To know which tokens BART predicts, you can apply an argmax on the last dimension, i.e. logits.argmax(dim=-1). This will give you a new tensor of shape (batch_size, sequence_length), containing the token IDs as predicted by BART.

However, at inference time, it's recommended to use the generate() method, which will autoregressively (i.e. from left to right) predict token ids. There are several decoding strategies available, such as greedy decoding, beam search, top-k sampling, etc. Let's take an example:

from transformers import BartTokenizer, BartForConditionalGeneration

tokenizer = BartTokenizer.from_pretrained("sshleifer/distilbart-cnn-12-6")
model = BartForConditionalGeneration.from_pretrained("sshleifer/distilbart-cnn-12-6")

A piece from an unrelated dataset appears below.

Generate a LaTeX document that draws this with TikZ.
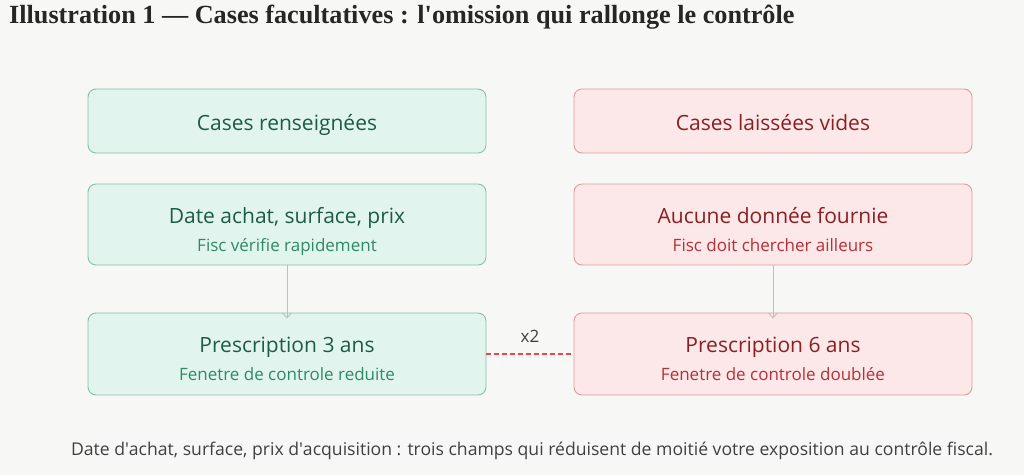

text = """The tower is 324 metres (1,063 ft) tall, about the same height as an 81-storey building, and the tallest structure in Paris. Its base is square, measuring 125 metres (410 ft) on each side. During its construction, the Eiffel Tower surpassed the Washington Monument to become the tallest man-made structure in the world, a title it held for 41 years until the Chrysler Building in New York City was finished in 1930. It was the first structure to reach a height of 300 metres. Due to the addition of a broadcasting aerial at the top of the tower in 1957, it is now taller than the Chrysler Building by 5.2 metres (17 ft). Excluding transmitters, the Eiffel Tower is the second tallest free-standing structure in France after the Millau Viaduct."""

# prepare text for model
encoding = tokenizer(text, return_tensors="pt")

# generate IDs autoregressively
predicted_ids = model(**encoding)

# decode IDs back to text
generated_text = tokenizer.batch_decode(predicted_ids)[0]
print(generated_text)
ZiyueWangUoB commented 3 years ago

@NielsRogge Yes that's what I used at the start. The problem lies in the fact that I want to convert my model to onnx, where the generate function is not available. I guess I will have to write my own greedy decoding method.

NielsRogge commented 3 years ago

We've actually just added an example of converting BART to ONNX, including beam search generation. However, the example doesn't include a README right now, it will be added soon.

vsocrates commented 6 months ago

@NielsRogge I don't want to revive an old thread, but this seems like a relevant place to follow-up with this question. I'm having trouble extending the decoder output to beyond 1024 (max length for BART), even though the model is supposed to generate tokens autoregressively and so should not have a limit.

Does this have to do with the (batch_size, sequence_length, hidden_size) output shape including the sequence_length? Does it have to do with positional embeddings being limited?